Tidak hanya itu, peran pastor dalam menyampaikan pesan perdamaian
berbau agama juga turut andil untuk tidak melestarikan kebudayaan
yang tidak patut dipertahankan tersebut. Karena sebagian keluarga
tetap memiliki dendam kesumat, pada akhirnya perang tanpa
sepengatahuan keluarga dan suku yang sependapat untuk tidak melakukan
balas dendam pun terjadi. Akhirnya korban terbunuh tak bisa
dipungkiri. Peran dokter yang hadir dari luar bumi Papua, yang
misinya untuk mengobati orang yang sakit, mengadvokasi supaya
masyarakat memiliki gaya hidup sehat, juga tertuntut untuk mengobati
mereka-mereka yang terluka akibat perang. Dalam sebuah dialog yang
sengit, di saat keluarga dan suku akan menuntut balas atas jatuhnya
korban baru yang berperang demi harga diri, maka sang dokter pun
berujar, “silakan kalian berperang, tapi jangan minta saya untuk
mengobati mereka yang terluka”. Kata-kata ini muncul karena sang
dokter juga salah seorang yang tidak sependapat atas peperangan yang
kerap terjadi akibat dendam kusumat. Dokter, pastur, dan seorang dari
keluarga korban yang telah mengenyam pendidikan lebih di luar Papua,
tetap terus menyerukan perdamaian. Tidak melakukan perang atas dasar
apa pun. Apalagi cuma atas dasar dendam kesumat yang berkepanjangan.
Karena
perang tetap terus terjadi, tokoh utama yang bernama Mazmur,
berinisiatif untuk lari ke medan perang. Ia tidak dalam rangka untuk
“membakar” peperangan agar semakin besar. Ia datang menyerukan
perdamaian dengan nyanyian yang mengandung pesan moral dan keagamaan.

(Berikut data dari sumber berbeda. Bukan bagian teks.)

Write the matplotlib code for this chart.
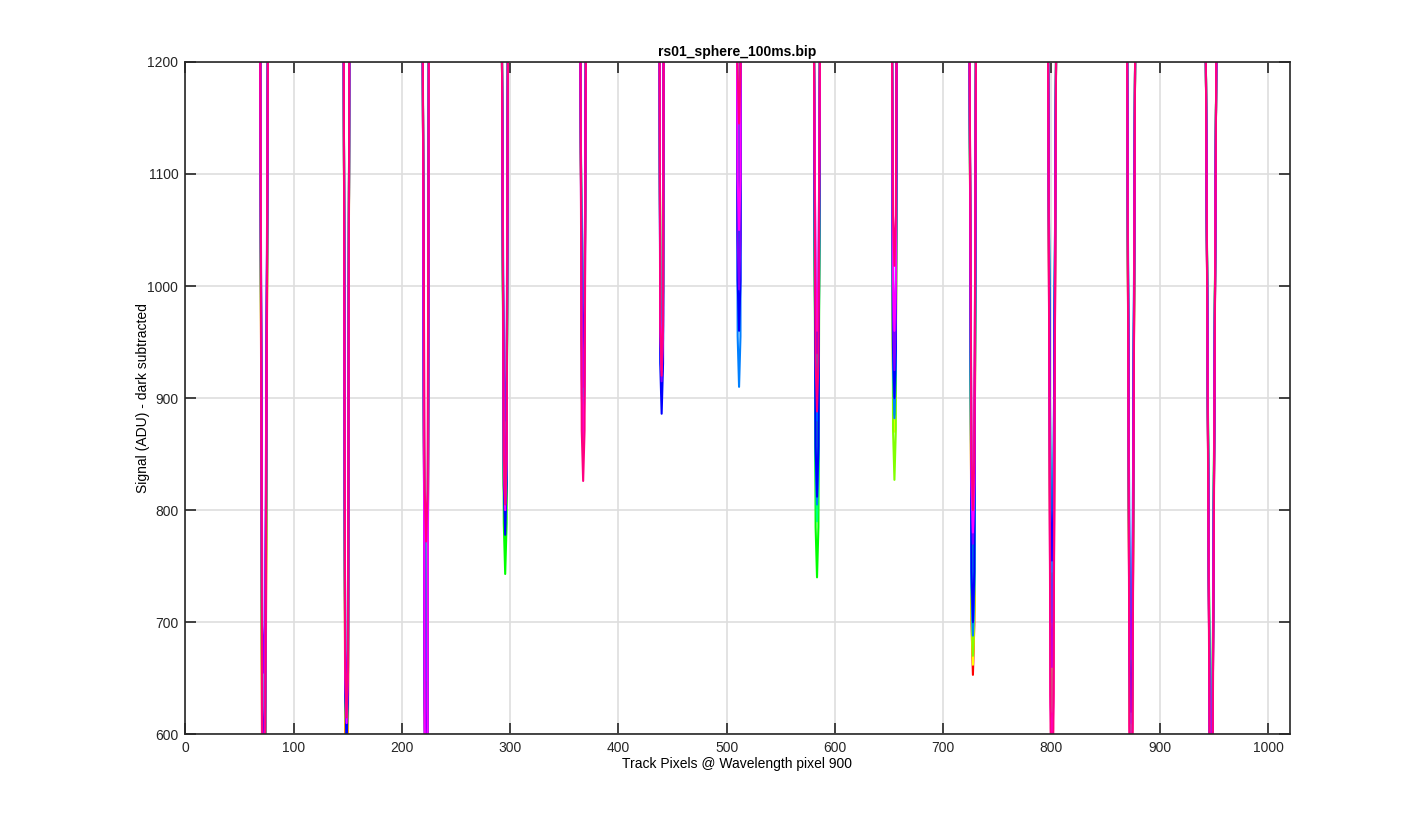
import matplotlib
matplotlib.use("Agg")
import matplotlib.pyplot as plt
from matplotlib.colors import hsv_to_rgb

plt.rcParams['font.family'] = ['Liberation Sans', 'DejaVu Sans']

# Track gaps (dips): left edge at top, minimum position, right edge at top (track pixel units)
dip_left = [69.3, 146.4, 219.4, 292.5, 365.0, 438.1, 509.6, 580.7, 652.8, 724.4, 796.9, 869.9, 942.6]
dip_mid = [72.5, 149.0, 222.5, 295.5, 367.5, 440.0, 511.5, 583.5, 655.0, 727.5, 800.5, 873.5, 947.5]
dip_right = [76.3, 151.5, 225.0, 298.0, 370.0, 441.8, 512.9, 586.2, 657.0, 730.3, 804.3, 877.3, 952.3]

# Minimum signal in each gap for each wavelength series (red -> rose)
s01 = [420, 560, 560, 800, 900, 950, 1010, 830, 880, 653, 590, 560, 540]
s02 = [450, 570, 570, 790, 910, 960, 1020, 820, 875, 668, 650, 570, 550]
s03 = [470, 575, 580, 777, 920, 955, 1030, 810, 870, 662, 640, 580, 560]
s04 = [480, 590, 590, 780, 915, 950, 1040, 800, 827, 670, 620, 575, 570]
s05 = [500, 618, 600, 743, 905, 945, 1005, 740, 885, 735, 735, 590, 580]
s06 = [520, 612, 610, 790, 930, 940, 1020, 790, 900, 700, 700, 600, 575]
s07 = [540, 625, 648, 795, 932, 930, 1000, 880, 955, 690, 745, 679, 560]
s08 = [560, 610, 560, 880, 875, 908, 910, 805, 882, 688, 700, 610, 550]
s09 = [580, 590, 580, 778, 940, 886, 960, 812, 900, 700, 755, 620, 540]
s10 = [655, 630, 540, 830, 910, 915, 997, 940, 925, 770, 660, 667, 560]
s11 = [560, 610, 560, 800, 860, 925, 1050, 960, 960, 780, 580, 560, 540]
s12 = [520, 615, 772, 805, 826, 920, 1145, 888, 1018, 800, 560, 540, 520]
series = [s01, s02, s03, s04, s05, s06, s07, s08, s09, s10, s11, s12]

xticks = [0, 100, 200, 300, 400, 500, 600, 700, 800, 900, 1000]
yticks = [600, 700, 800, 900, 1000, 1100, 1200]

# drawing shape of a gap (style only)
TOP = 1210
KNEE_DY = 45
KNEE_DX = 1.3

fig = plt.figure(figsize=(14.25, 8.25), dpi=100)
ax = fig.add_axes([0.13, 0.11, 0.775, 0.815])

n = len(series)
for i, mins in enumerate(series):
    color = hsv_to_rgb((i / n, 1.0, 1.0))
    xs, ys = [0.0], [TOP]
    for L, M, R, y in zip(dip_left, dip_mid, dip_right, mins):
        xs += [L, M - KNEE_DX, M, M + KNEE_DX, R]
        ys += [TOP, y + KNEE_DY, y, y + KNEE_DY, TOP]
    xs.append(1020.0)
    ys.append(TOP)
    ax.plot(xs, ys, color=color, lw=1.5)

ax.set_xlim(0, 1020)
ax.set_ylim(600, 1200)
ax.set_xticks(xticks)
ax.set_yticks(yticks)
ax.grid(True, color='#dedede', lw=1.2)
ax.set_axisbelow(True)
ax.tick_params(direction='in', length=8, width=1.2, top=True, right=True,
               labelsize=10, colors='#262626', pad=5)
for s in ax.spines.values():
    s.set_color('#262626')
    s.set_linewidth(1.2)
ax.set_title('rs01_sphere_100ms.bip', fontsize=10, fontweight='bold', pad=4)
ax.set_xlabel('Track Pixels @ Wavelength pixel 900', fontsize=10, labelpad=1)
ax.set_ylabel('Signal (ADU) - dark subtracted', fontsize=10, labelpad=-2)

fig.savefig('out.png', dpi=100)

Nyanyian perdamaian itu ia dapat dari pastor yang mengajarinya tiap
hari minggu di rumah Tuhan, karena minggu bagi umat Kristen memang
hari untuk Tuhan. Nyanyian itu diperkuat kemudian oleh teman-teman
Mazmur, pastor, dokter, dan orang lain yang menghendaki perdamaian.

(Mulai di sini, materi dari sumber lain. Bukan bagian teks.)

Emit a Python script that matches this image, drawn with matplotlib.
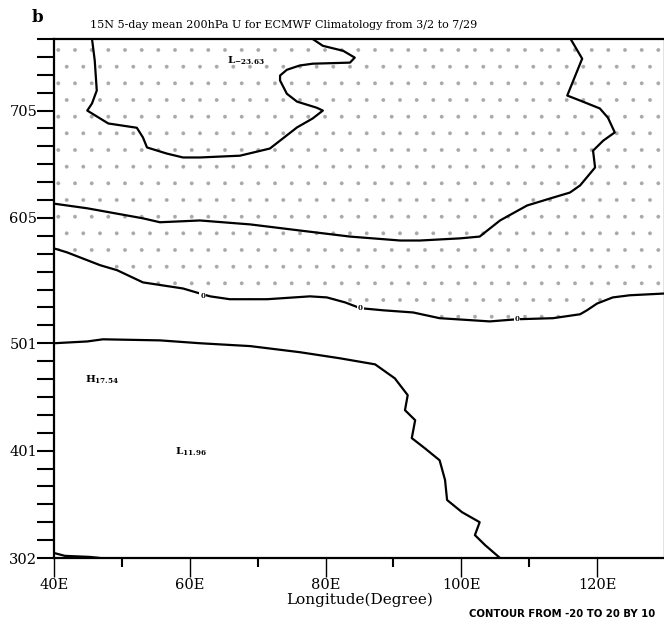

Berkat seruan yang dinyanyikan itu, mereka yang awalnya emosi dan
saling menjatuhkan dengan panah, kemudian bergandengan tangan, ikut
bernyanyi, duduk, berikrar untuk berdamai. Dari hal ini dapat
ditangkap, jika seruan tentang kebaikan itu, akan lebih menyentuh
bila disampaikan dengan pola berkesenian. Nyanyi itu indah, indah itu
seni. Seni itu hanya bisa dihasilkan oleh jiwa-jiwa yang damai.
Film
ini juga memotret dinamika pendidikan di Papua yang jauh tertinggal
ketimbang jawa. Gedung pendidikan seperti SD beratap seng, berlantai
kayu, dan bergedung triplek. Tidak sebagaimana Jawa yang dibangun
dengan beton dan bertingkat-tingkat. Tidak hanya itu, guru yang
ditugaskan untuk mengajar kerap tidak datang karena memilih tidak
bertempat tinggal di dekat sekolah tersebut. Mereka lebih memilih
tinggal di kota. Karena hal itu, kadang sekolah harus libur sampai
enam bulan. Pendidikan anak sungguh terbengkalai. Karena guru tidak
bisa berperan maksimal di Papua, maka tak sedikit anak-anak yang
umurnya masih masuk wajib belajar sudah berlomba-lomba untuk turut
mencari pekerjaan. Mencari pekerjaan karena tuntutan sederhana,
kelaparan dan kemiskinan. Pemuda yang sudah masuk akil baligh,
pubertas, dirusak oleh segelintir orang, baik orang Papua sendiri
maupun pendatang dengan mengenalkannya pada gadget yang tidak
fungsional tapi berisi video dan photo berbau hasrat.
Film
ini menyajikan secara gamblang akan ketertinggalan Papua. Baik
tertinggal dari sisi pembangunan, pendidikan maupun yang lain. Film
ini, karena berjudul “Di Timur Matahari”, barangkali maksudnya
adalah, sebuah film, yang menuntut bangkitnya Indonesia bagian timur.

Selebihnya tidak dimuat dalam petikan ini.